Josh credits Eddie with significantly raising his awareness of cultures, languages and the entire experience of travel. Eddie’s guidance in the early years has led to “years and years of my joy for traveling,” says Josh. He has been back to Africa numerous times since, both with Eddie and alone. When he went to rural Nigeria in 2008 to create a photography program for teenage girls, he went to Eddie for help. “I needed help with the logistics of bringing equipment into the country and finding power to operate my equipment. Eddie has been doing that kind of stuff for years and he provided me with invaluable information I couldn’t have gotten anywhere else.” On the flipside, it has been a joy for Eddie to watch Josh grow from a boy to a man – one who has a big heart, a social conscience and goes out of his way to help kids. “Josh is a person in whom I am extremely proud; and about whom I can’t say enough good things. He’s an artist, a high-achiever, extremely bright and he uses his talents to help young people. For all his successes, he’s also highly accessible. What he has done with Finding Voice, and all other projects he touches, is incredible.”

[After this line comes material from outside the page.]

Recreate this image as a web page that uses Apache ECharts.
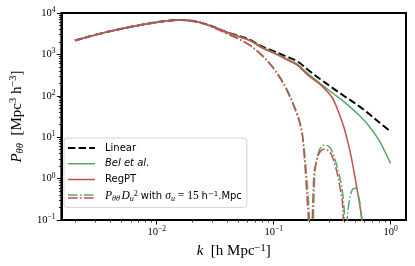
<!DOCTYPE html>
<html>
<head>
<meta charset="utf-8">
<script src="https://cdn.jsdelivr.net/npm/echarts@6/dist/echarts.min.js"></script>
<style>
html,body{margin:0;padding:0;background:#fff;}
#chart{width:415px;height:266px;}
</style>
</head>
<body>
<div id="chart"></div>
<script>
// ---- data (k in h/Mpc, P in Mpc^3 h^-3) ----
const kLinear = [0.002, 0.00316, 0.00501, 0.00794, 0.0126, 0.0158, 0.0200, 0.0251, 0.0316, 0.0398, 0.0501, 0.0631, 0.0794, 0.100, 0.126, 0.158, 0.200, 0.251, 0.316, 0.398, 0.501, 0.631, 0.794, 1.0];
const pLinear = [2160, 3090, 4170, 5370, 6530, 6760, 6460, 5620, 4470, 3430, 2820, 2240, 1550, 1200, 912, 692, 407, 251, 158, 100, 64.6, 39.8, 23.2, 13.6];

const kBel = [0.002, 0.00316, 0.00501, 0.00794, 0.0126, 0.0158, 0.0200, 0.0251, 0.0316, 0.0398, 0.0501, 0.0631, 0.0794, 0.100, 0.126, 0.158, 0.200, 0.251, 0.316, 0.398, 0.501, 0.631, 0.794, 0.891, 1.0];
const pBel = [2160, 3090, 4170, 5370, 6530, 6760, 6460, 5620, 4470, 3430, 2750, 2190, 1500, 1120, 813, 589, 329, 197, 118.6, 72.3, 41.0, 21.2, 8.6, 4.57, 2.34];

const kRegPT = [0.002, 0.00316, 0.00501, 0.00794, 0.0126, 0.0158, 0.0200, 0.0251, 0.0316, 0.0398, 0.0501, 0.0631, 0.0794, 0.100, 0.126, 0.158, 0.200, 0.251, 0.316, 0.355, 0.398, 0.427, 0.454, 0.484, 0.513, 0.543, 0.569, 0.582, 0.596];
const pRegPT = [2160, 3090, 4170, 5370, 6530, 6760, 6460, 5620, 4470, 3430, 2690, 2140, 1445, 1070, 776, 556, 302, 186, 91.2, 43.7, 17.9, 8.5, 4.08, 1.61, 0.63, 0.25, 0.1, 0.05, 0.01];

const kBelD = [0.002, 0.00316, 0.00501, 0.00794, 0.0126, 0.0158, 0.0200, 0.0251, 0.0316, 0.0398, 0.0501, 0.0631, 0.0794, 0.100, 0.126, 0.158, 0.174, 0.182, 0.191, 0.200, 0.2065, 0.213, 0.2188, 0.2265, 0.240, 0.257, 0.279, 0.302, 0.324, 0.361, 0.389, 0.403, 0.411, 0.422, 0.440, 0.469, 0.500, 0.533, 0.556, 0.569, 0.582];
const pBelD = [2160, 3090, 4170, 5370, 6500, 6700, 6350, 5500, 4300, 3200, 2400, 1660, 977, 468, 170, 39.8, 15.1, 5.62, 1.26, 0.2, 0.032, 0.001, 0.1, 1.58, 3.98, 6.03, 6.49, 5.62, 3.8, 1.34, 0.447, 0.126, 0.001, 0.063, 0.253, 0.531, 0.583, 0.366, 0.178, 0.079, 0.001];

const kRegPTD = [0.002, 0.00316, 0.00501, 0.00794, 0.0126, 0.0158, 0.0200, 0.0251, 0.0316, 0.0398, 0.0501, 0.0631, 0.0794, 0.100, 0.126, 0.158, 0.174, 0.182, 0.191, 0.200, 0.208, 0.213, 0.218, 0.222, 0.232, 0.245, 0.257, 0.270, 0.288, 0.308, 0.327, 0.350, 0.367, 0.385, 0.394, 0.398];
const pRegPTD = [2160, 3090, 4170, 5370, 6500, 6700, 6350, 5500, 4270, 3160, 2340, 1620, 933, 447, 158, 35.5, 13.2, 3.98, 0.56, 0.063, 0.001, 0.063, 0.5, 1.36, 2.63, 4.08, 4.79, 5.1, 4.9, 4.08, 2.63, 1.34, 0.676, 0.304, 0.1, 0.001];

// ---- tick values ----
const xMajorTicks = [0.01, 0.1, 1];
const xMinorTicks = [0.002, 0.003, 0.004, 0.005, 0.006, 0.007, 0.008, 0.009, 0.02, 0.03, 0.04, 0.05, 0.06, 0.07, 0.08, 0.09, 0.2, 0.3, 0.4, 0.5, 0.6, 0.7, 0.8, 0.9];
const yMajorTicks = [0.1, 1, 10, 100, 1000, 10000];
const yMinorTicks = [0.2, 0.3, 0.4, 0.5, 0.6, 0.7, 0.8, 0.9, 2, 3, 4, 5, 6, 7, 8, 9, 20, 30, 40, 50, 60, 70, 80, 90, 200, 300, 400, 500, 600, 700, 800, 900, 2000, 3000, 4000, 5000, 6000, 7000, 8000, 9000];

const names = { lin: 'Linear', bel: 'Bel et al.', reg: 'RegPT', damp: 'PθθDu² with σu = 15 h⁻¹.Mpc' };

// ---- styling ----
const BLACK = '#000000', GREEN = '#55a868', RED = '#c44e52';
const SERIF = 'Liberation Serif', SANS = 'DejaVu Sans';
const xMin = 0.00153, xMax = 1.355;

function pow10Label(v) {
  const e = Math.round(Math.log10(v));
  const s = e < 0 ? '\u2212' + (-e) : String(e);
  return '{b|10}{s|' + s + '}';
}
const tickRich = {
  b: { fontFamily: SERIF, fontSize: 10.5, lineHeight: 14, color: BLACK },
  s: { fontFamily: SERIF, fontSize: 7.5, lineHeight: 8, verticalAlign: 'top', color: BLACK }
};
const nameRich = {
  mi: { fontFamily: SERIF, fontStyle: 'italic', fontSize: 15, lineHeight: 18, color: BLACK },
  t: { fontFamily: SERIF, fontSize: 15, lineHeight: 18, color: BLACK },
  sub: { fontFamily: SERIF, fontStyle: 'italic', fontSize: 10.5, lineHeight: 10, verticalAlign: 'bottom', color: BLACK },
  sup: { fontFamily: SERIF, fontSize: 10.5, lineHeight: 10, verticalAlign: 'top', color: BLACK }
};
const legendRich = {
  g: { width: 5, fontSize: 10, lineHeight: 12 },
  hs: { width: 1.5, fontSize: 10, lineHeight: 12 },
  t: { fontFamily: SANS, fontSize: 10, lineHeight: 12, color: BLACK },
  it: { fontFamily: SANS, fontStyle: 'italic', fontSize: 10, lineHeight: 12, color: BLACK },
  mi: { fontFamily: SERIF, fontStyle: 'italic', fontSize: 11.5, lineHeight: 12, color: BLACK },
  mr: { fontFamily: SERIF, fontSize: 11.5, lineHeight: 12, color: BLACK },
  sub: { fontFamily: SERIF, fontStyle: 'italic', fontSize: 8, lineHeight: 6, verticalAlign: 'bottom', color: BLACK },
  sup: { fontFamily: SERIF, fontSize: 8, lineHeight: 6, verticalAlign: 'top', color: BLACK },
  ts: { fontFamily: SANS, fontSize: 7, lineHeight: 6, verticalAlign: 'top', color: BLACK }
};
const legendText = {};
legendText[names.lin] = '{g| }{t|Linear}';
legendText[names.bel] = '{g| }{it|Bel et al.}';
legendText[names.reg] = '{g| }{t|RegPT}';
legendText[names.damp] = '{g| }{mi|P}{sub|θθ}{hs| }{mi|D}{sub|u}{sup|2}{t| with }{mi|σ}{sub|u}{mr| = 15 }{t|h}{ts|\u22121}{t|.Mpc}';

function svgIcon(body) {
  return 'image://data:image/svg+xml;charset=utf-8,' + encodeURIComponent(
    "<svg xmlns='http://www.w3.org/2000/svg' width='27' height='8' viewBox='0 0 27 8'>" + body + "</svg>");
}
const iconLin = svgIcon("<line x1='0' y1='4' x2='27' y2='4' stroke='#000' stroke-width='2' stroke-dasharray='7.4 3.2'/>");
const iconBel = svgIcon("<line x1='0' y1='4' x2='27' y2='4' stroke='" + GREEN + "' stroke-width='1.5'/>");
const iconReg = svgIcon("<line x1='0' y1='4' x2='27' y2='4' stroke='" + RED + "' stroke-width='1.5'/>");
const iconDamp = svgIcon("<line x1='0' y1='2.6' x2='27' y2='2.6' stroke='" + GREEN + "' stroke-width='1.5' stroke-dasharray='9.6 2.4 1.5 2.4'/>" +
                         "<line x1='0' y1='5.6' x2='27' y2='5.6' stroke='" + RED + "' stroke-width='1.5' stroke-dasharray='9.6 2.4 1.5 2.4'/>");

function pairs(ks, ps) { return ks.map((k, i) => [k, ps[i]]); }
function lineSeries(name, ks, ps, color, width, dash, z) {
  return {
    type: 'line', name: name, data: pairs(ks, ps), xAxisIndex: 0, yAxisIndex: 0,
    symbol: 'none', showSymbol: false, smooth: 0.35, clip: true, silent: true, z: z,
    lineStyle: { color: color, width: width, type: dash },
    itemStyle: { color: color },
    emphasis: { disabled: true }
  };
}

const chart = echarts.init(document.getElementById('chart'), null, { renderer: 'canvas', width: 415, height: 266 });
chart.setOption({
  animation: false,
  backgroundColor: '#ffffff',
  grid: { left: 58, top: 13, right: 9, bottom: 46, show: true, borderColor: BLACK, borderWidth: 2, backgroundColor: 'transparent' },
  xAxis: [
    {
      type: 'log', logBase: 10, min: xMin, max: xMax,
      axisLine: { show: true, lineStyle: { color: BLACK, width: 2 } },
      axisTick: { show: true, customValues: xMajorTicks, length: 4.5, lineStyle: { color: BLACK, width: 1 } },
      axisLabel: { customValues: xMajorTicks, formatter: pow10Label, rich: tickRich, margin: 5 },
      splitLine: { show: false },
      name: '{mi|k}{t|  [h Mpc}{sup|\u22121}{t|]}',
      nameLocation: 'middle', nameGap: 18,
      nameTextStyle: { rich: nameRich }
    },
    {
      type: 'log', logBase: 10, min: xMin, max: xMax, position: 'bottom',
      axisLine: { show: false },
      axisTick: { show: true, customValues: xMinorTicks, length: 2.5, lineStyle: { color: BLACK, width: 0.8 } },
      axisLabel: { show: false },
      splitLine: { show: false }
    }
  ],
  yAxis: [
    {
      type: 'log', logBase: 10, min: 0.1, max: 10000,
      axisLine: { show: true, lineStyle: { color: BLACK, width: 2 } },
      axisTick: { show: true, customValues: yMajorTicks, length: 4.5, lineStyle: { color: BLACK, width: 1 } },
      axisLabel: { customValues: yMajorTicks, formatter: pow10Label, rich: tickRich, margin: 6 },
      splitLine: { show: false },
      name: '{mi|P}{sub|θθ}{t|  [Mpc}{sup|3}{t| h}{sup|\u22123}{t|]}',
      nameLocation: 'middle', nameGap: 33, nameRotate: 90,
      nameTextStyle: { rich: nameRich }
    },
    {
      type: 'log', logBase: 10, min: 0.1, max: 10000, position: 'left',
      axisLine: { show: false },
      axisTick: { show: true, customValues: yMinorTicks, length: 2.5, lineStyle: { color: BLACK, width: 0.8 } },
      axisLabel: { show: false },
      splitLine: { show: false }
    }
  ],
  legend: {
    left: 64, top: 138, orient: 'vertical', padding: [5, 5, 5, 4], itemGap: 5.8,
    itemWidth: 27, itemHeight: 8, symbolKeepAspect: false, selectedMode: false,
    backgroundColor: 'rgba(255,255,255,0.85)', borderColor: '#d4d4d4', borderWidth: 1, borderRadius: 3,
    data: [
      { name: names.lin, icon: iconLin },
      { name: names.bel, icon: iconBel },
      { name: names.reg, icon: iconReg },
      { name: names.damp, icon: iconDamp }
    ],
    formatter: function (n) { return legendText[n]; },
    textStyle: { rich: legendRich }
  },
  series: [
    lineSeries(names.lin, kLinear, pLinear, BLACK, 2, [7.4, 3.2], 2),
    lineSeries(names.bel, kBel, pBel, GREEN, 1.5, 'solid', 3),
    lineSeries(names.reg, kRegPT, pRegPT, RED, 1.5, 'solid', 4),
    lineSeries(names.damp, kBelD, pBelD, GREEN, 1.5, [9.6, 2.4, 1.5, 2.4], 5),
    lineSeries(names.damp, kRegPTD, pRegPTD, RED, 1.5, [9.6, 2.4, 1.5, 2.4], 6)
  ]
});
</script>
</body>
</html>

The lifelong friendship Eddie has formed with Josh and his family is a testament to the power of travel and connections you make while experiencing adventures together.  For Josh, travel has opened up not only the world, but it has also helped him to find his calling and establish his unique voice.  “I can’t overemphasize how getting comfortable with travel has allowed me to do what I do now,” he says.

Learn More

With all the places Josh has been and all that he has accomplished, you might be asking yourself what’s next for this talented young man? Looks like the next stop is the Arctic, where he has been invited by the Arctic College in Nunavut, Canada to facilitate a photography and visual storytelling workshop with Inuit artists.

Josh is a highly skilled and talented artist, but more than that he is using his talent to make the world a better place. As Eddie says, “Josh may be soft spoken, unassuming and without ego, but the work he does packs a powerful punch and gets a lot of attention in all the right places. Furthermore, he’s a highly talented photographer whose original and imaginative work is both thought provoking and pleasing to the eye. It’s well worth your time to get to know more about this unassuming, yet dynamic guy.”
 
To learn more about Josh and experience his extensive portfolio of photographs, visit www.joshphotos.com

Josh is also involved in a photographic exhibit currently in Washinton DC – The Way We See It: Young Photographers Examine, Define, and Change Their World. This is a youth photography exhibit in Washington DC from June 18 – September 3, which focuses on a participatory educational process that fosters individual and community awareness, empowerment, and social change.

Tusker Trail and Eddie Frank look forward to many more years of friendship with Josh and his family.